A brand-new 5,000-pound truck, because it’s so heavy, will cost an extra $12 after the surcharge increases. But even that will be relatively small, with new trucks often going for more than $40,000.
Another increase in 2026
Jim Jager, port spokesman, said that over a year’s time, the surcharge will likely cost a typical Southcentral Alaska family more than $100, and probably less than $200, he said.
But the cost of letting the port decay could be far more expensive, he said.
If damage at the port reduces its capacity by half, then costs to bring goods to Alaska would increase by $39 million weekly, according to an economic review for the port.
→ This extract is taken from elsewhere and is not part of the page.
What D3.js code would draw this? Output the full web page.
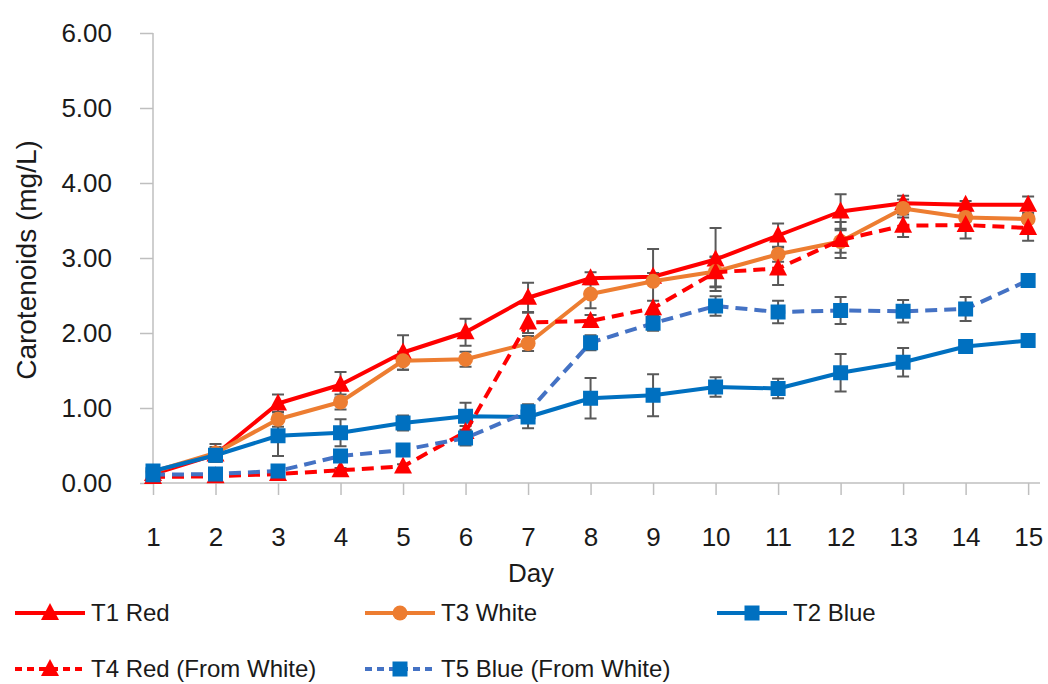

“So this is sort of like, ‘I’ve got one car in my family and the tires are worn out,’ ” Jager said of the tariff surcharge. “It’s going to be expensive to replace those tires. But is it more cost-effective to change the tires or drive the car until they fail, and then I won’t have a car anymore?”
“Most of us are going to say, you know, ‘I think I should change my tires,’ ” he said.
The Assembly also approved a further increase in 2026 to the special tariff surcharge, to $8.28 for each ton of cargo, according to the chart.
But even in 2026, prices on individual items will still largely rise by pennies, or fractions of pennies.
The tariff surcharge is designed to provide $180 million for the port’s modernization, Falsey said.
The port began operating more than six decades ago. The modernization project is estimated at around $2 billion, using a variety of funding sources.
The carriers’ increase
TOTE and Matson have issued statements saying they’re adjusting their fees in response to the tariff surcharge. Span Alaska, a subsidiary of Matson with service that includes shipments within Alaska, issued a similar statement.
The companies said they also are implementing a 7.5% general rate increase to deal with rising costs for labor, equipment and other expenses.
That increase is separate from the city’s tariff surcharge.
This year’s general-rate increase is similar to previous years’ increases, officials with TOTE and Matson said.
Dylan Faber, community and government affairs manager in Alaska for Matson, said he could not estimate potential increases in store prices that might result from the general rate increase. Those are decisions that retailers make.
But he said the general-rate increases in years past did not really generate attention, unlike this year, he said.
That may be because it’s coming around the time the port is also increasing the tariff surcharge, he said.
Matson has to cover its rising costs, but it’s also conscious about the effect on customers, such as retail stores hiring the company to move product to Alaska, he said.
“Shippers are always mindful of impacts on consumers and our goal is to keep prices affordable while continuing to deliver reliable service,” Faber said.